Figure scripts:
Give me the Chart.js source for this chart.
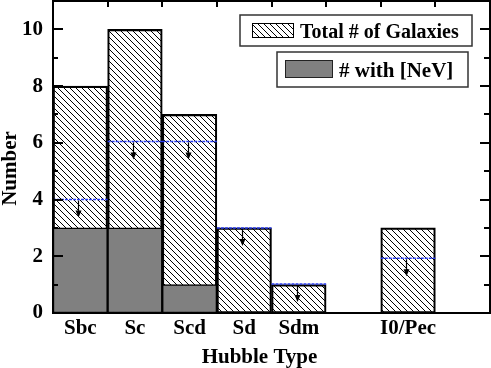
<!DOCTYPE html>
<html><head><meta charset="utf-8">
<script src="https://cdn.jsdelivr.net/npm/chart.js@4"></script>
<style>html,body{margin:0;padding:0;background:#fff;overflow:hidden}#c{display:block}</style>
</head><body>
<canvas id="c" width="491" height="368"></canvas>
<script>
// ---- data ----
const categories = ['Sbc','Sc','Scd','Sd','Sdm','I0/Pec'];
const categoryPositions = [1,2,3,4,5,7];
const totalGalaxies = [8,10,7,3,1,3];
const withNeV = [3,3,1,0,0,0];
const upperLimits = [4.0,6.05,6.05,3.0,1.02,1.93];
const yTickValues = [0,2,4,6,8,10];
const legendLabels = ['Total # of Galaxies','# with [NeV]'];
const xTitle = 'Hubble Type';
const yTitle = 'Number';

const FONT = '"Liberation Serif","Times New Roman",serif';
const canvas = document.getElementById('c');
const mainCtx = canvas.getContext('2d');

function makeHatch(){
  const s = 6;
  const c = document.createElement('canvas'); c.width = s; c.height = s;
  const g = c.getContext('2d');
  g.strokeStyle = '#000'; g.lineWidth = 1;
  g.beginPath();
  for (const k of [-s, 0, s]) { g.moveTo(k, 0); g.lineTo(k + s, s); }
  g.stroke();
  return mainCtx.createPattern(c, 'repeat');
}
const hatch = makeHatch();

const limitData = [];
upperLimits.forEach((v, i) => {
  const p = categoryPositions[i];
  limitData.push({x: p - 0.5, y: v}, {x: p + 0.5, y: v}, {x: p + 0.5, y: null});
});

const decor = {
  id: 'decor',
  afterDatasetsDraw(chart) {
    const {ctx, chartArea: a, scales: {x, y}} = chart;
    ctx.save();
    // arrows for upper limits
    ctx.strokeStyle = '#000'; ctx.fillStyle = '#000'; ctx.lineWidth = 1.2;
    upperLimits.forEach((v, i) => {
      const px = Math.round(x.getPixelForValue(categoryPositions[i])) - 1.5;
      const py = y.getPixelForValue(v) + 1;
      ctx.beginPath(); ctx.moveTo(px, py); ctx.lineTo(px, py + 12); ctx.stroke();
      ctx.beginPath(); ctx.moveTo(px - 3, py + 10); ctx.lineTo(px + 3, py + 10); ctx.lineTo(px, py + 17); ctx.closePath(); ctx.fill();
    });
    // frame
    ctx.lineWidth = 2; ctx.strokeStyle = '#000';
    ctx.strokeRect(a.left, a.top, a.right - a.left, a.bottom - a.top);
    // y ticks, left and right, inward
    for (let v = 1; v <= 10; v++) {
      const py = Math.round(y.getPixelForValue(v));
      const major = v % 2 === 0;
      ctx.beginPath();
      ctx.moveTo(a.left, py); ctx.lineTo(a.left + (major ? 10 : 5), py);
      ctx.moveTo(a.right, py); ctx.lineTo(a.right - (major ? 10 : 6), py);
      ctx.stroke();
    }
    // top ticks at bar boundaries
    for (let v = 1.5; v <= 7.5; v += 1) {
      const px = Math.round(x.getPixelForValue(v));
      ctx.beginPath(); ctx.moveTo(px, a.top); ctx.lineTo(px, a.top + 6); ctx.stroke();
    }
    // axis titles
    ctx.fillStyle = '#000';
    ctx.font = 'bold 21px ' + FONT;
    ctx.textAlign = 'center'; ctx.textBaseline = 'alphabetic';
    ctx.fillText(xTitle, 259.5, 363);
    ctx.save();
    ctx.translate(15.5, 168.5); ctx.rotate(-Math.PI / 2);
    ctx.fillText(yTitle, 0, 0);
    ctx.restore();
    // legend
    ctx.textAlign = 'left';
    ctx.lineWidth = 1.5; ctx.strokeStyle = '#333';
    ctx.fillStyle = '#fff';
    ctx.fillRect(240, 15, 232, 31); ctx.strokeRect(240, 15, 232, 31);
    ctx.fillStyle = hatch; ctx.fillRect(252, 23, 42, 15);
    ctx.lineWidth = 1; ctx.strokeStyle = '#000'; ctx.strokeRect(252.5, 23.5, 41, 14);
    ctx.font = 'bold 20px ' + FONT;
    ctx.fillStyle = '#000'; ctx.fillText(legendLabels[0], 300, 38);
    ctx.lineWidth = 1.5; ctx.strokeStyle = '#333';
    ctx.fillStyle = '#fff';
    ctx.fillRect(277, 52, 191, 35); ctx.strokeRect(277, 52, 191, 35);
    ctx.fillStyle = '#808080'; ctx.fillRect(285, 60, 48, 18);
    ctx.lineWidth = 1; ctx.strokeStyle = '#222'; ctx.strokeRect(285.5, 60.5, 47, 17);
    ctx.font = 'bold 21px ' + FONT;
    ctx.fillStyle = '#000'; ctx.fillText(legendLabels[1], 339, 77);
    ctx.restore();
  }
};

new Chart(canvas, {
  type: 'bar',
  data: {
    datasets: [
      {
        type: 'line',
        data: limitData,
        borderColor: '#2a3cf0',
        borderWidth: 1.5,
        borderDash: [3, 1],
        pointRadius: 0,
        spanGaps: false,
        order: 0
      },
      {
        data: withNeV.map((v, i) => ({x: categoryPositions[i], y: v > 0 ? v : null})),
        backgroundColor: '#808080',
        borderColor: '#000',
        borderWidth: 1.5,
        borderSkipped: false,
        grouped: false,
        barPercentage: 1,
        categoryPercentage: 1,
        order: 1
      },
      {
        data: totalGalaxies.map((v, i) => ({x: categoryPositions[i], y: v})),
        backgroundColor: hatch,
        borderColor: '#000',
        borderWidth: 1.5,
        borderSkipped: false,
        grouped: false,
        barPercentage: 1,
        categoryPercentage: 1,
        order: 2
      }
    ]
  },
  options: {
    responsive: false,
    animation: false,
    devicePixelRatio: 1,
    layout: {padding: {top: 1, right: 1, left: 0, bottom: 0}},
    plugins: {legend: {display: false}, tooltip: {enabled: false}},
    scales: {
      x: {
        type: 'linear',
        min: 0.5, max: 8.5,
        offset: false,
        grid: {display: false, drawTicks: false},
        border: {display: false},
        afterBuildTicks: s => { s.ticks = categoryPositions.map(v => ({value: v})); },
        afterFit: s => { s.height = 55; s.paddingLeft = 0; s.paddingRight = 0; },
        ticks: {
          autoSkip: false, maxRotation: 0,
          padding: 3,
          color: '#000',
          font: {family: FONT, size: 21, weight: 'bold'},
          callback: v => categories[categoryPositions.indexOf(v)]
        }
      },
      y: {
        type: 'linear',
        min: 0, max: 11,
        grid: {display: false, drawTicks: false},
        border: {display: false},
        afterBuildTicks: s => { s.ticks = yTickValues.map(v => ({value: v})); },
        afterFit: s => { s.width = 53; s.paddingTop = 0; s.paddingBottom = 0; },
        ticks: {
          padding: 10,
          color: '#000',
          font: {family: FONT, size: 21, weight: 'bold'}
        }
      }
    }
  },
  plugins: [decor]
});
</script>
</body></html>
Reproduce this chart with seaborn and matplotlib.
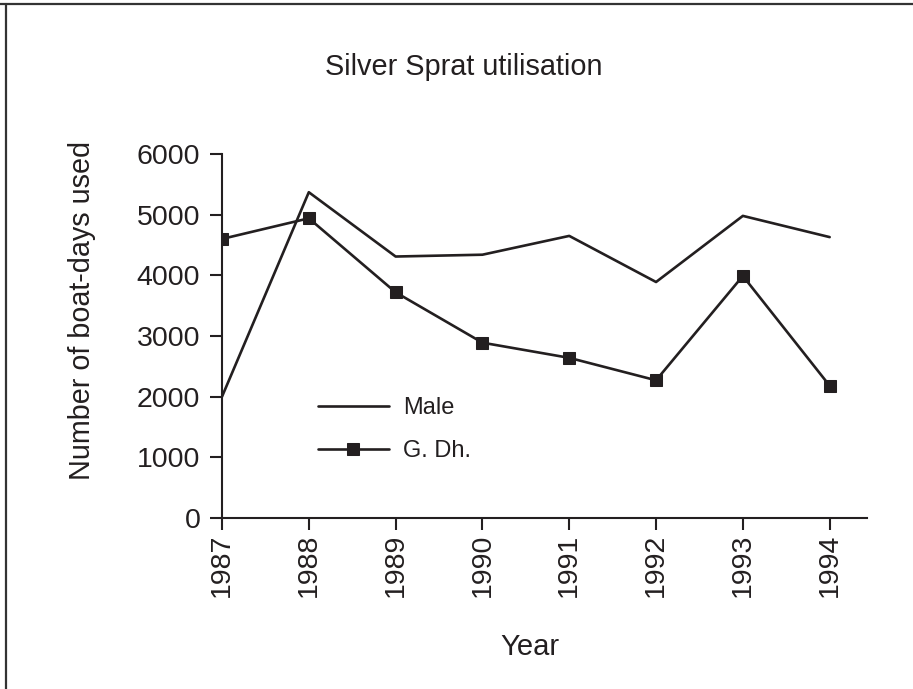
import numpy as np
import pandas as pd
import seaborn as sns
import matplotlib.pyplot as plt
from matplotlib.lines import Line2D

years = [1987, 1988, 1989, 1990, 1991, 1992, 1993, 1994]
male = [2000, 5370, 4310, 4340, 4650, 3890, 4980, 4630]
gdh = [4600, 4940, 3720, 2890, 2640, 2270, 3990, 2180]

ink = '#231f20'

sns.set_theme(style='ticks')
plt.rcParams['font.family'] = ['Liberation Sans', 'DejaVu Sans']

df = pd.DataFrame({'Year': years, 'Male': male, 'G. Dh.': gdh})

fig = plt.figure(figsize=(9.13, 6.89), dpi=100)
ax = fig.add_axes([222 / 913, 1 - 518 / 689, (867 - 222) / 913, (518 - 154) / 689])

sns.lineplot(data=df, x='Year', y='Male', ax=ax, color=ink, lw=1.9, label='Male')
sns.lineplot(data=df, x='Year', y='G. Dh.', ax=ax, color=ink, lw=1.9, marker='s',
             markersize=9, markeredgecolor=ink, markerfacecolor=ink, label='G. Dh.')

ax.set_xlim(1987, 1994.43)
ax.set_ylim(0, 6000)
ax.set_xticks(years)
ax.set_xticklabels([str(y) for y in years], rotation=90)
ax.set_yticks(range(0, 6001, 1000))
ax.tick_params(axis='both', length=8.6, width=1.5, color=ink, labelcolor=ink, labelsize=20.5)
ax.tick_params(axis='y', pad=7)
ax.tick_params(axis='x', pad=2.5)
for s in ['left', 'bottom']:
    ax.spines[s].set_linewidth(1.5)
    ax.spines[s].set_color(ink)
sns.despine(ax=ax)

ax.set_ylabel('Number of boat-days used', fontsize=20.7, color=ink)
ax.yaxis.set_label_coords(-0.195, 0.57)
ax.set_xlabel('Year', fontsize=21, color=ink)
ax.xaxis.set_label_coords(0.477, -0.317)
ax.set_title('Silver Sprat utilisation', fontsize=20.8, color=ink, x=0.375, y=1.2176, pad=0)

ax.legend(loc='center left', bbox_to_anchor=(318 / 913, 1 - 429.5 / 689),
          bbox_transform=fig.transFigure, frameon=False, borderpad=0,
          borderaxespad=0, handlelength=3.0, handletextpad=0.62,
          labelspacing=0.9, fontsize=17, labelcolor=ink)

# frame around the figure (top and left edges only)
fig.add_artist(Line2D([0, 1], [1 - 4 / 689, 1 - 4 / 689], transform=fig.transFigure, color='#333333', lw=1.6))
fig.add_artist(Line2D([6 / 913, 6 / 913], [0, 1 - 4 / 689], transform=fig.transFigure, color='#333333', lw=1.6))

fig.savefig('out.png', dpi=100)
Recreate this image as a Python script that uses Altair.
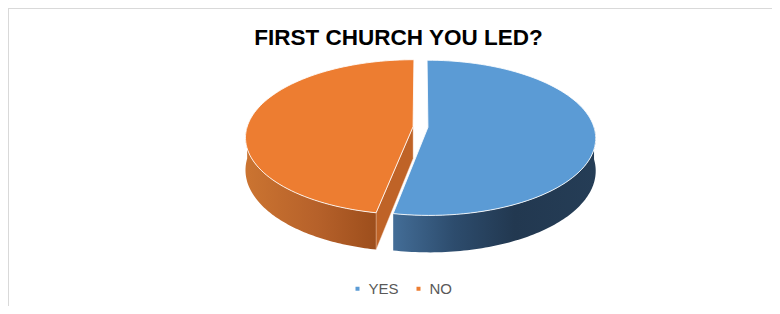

WHAT IS REQUIRED
With the pictures removed from your copy, retype the lines above from the one that contains "Reproduce this chart" through the one that contains "sns.despine(ax=ax)", exactly.

FULL OUTPUT
Reproduce this chart with seaborn and matplotlib.
import numpy as np
import pandas as pd
import seaborn as sns
import matplotlib.pyplot as plt
from matplotlib.lines import Line2D

years = [1987, 1988, 1989, 1990, 1991, 1992, 1993, 1994]
male = [2000, 5370, 4310, 4340, 4650, 3890, 4980, 4630]
gdh = [4600, 4940, 3720, 2890, 2640, 2270, 3990, 2180]

ink = '#231f20'

sns.set_theme(style='ticks')
plt.rcParams['font.family'] = ['Liberation Sans', 'DejaVu Sans']

df = pd.DataFrame({'Year': years, 'Male': male, 'G. Dh.': gdh})

fig = plt.figure(figsize=(9.13, 6.89), dpi=100)
ax = fig.add_axes([222 / 913, 1 - 518 / 689, (867 - 222) / 913, (518 - 154) / 689])

sns.lineplot(data=df, x='Year', y='Male', ax=ax, color=ink, lw=1.9, label='Male')
sns.lineplot(data=df, x='Year', y='G. Dh.', ax=ax, color=ink, lw=1.9, marker='s',
             markersize=9, markeredgecolor=ink, markerfacecolor=ink, label='G. Dh.')

ax.set_xlim(1987, 1994.43)
ax.set_ylim(0, 6000)
ax.set_xticks(years)
ax.set_xticklabels([str(y) for y in years], rotation=90)
ax.set_yticks(range(0, 6001, 1000))
ax.tick_params(axis='both', length=8.6, width=1.5, color=ink, labelcolor=ink, labelsize=20.5)
ax.tick_params(axis='y', pad=7)
ax.tick_params(axis='x', pad=2.5)
for s in ['left', 'bottom']:
    ax.spines[s].set_linewidth(1.5)
    ax.spines[s].set_color(ink)
sns.despine(ax=ax)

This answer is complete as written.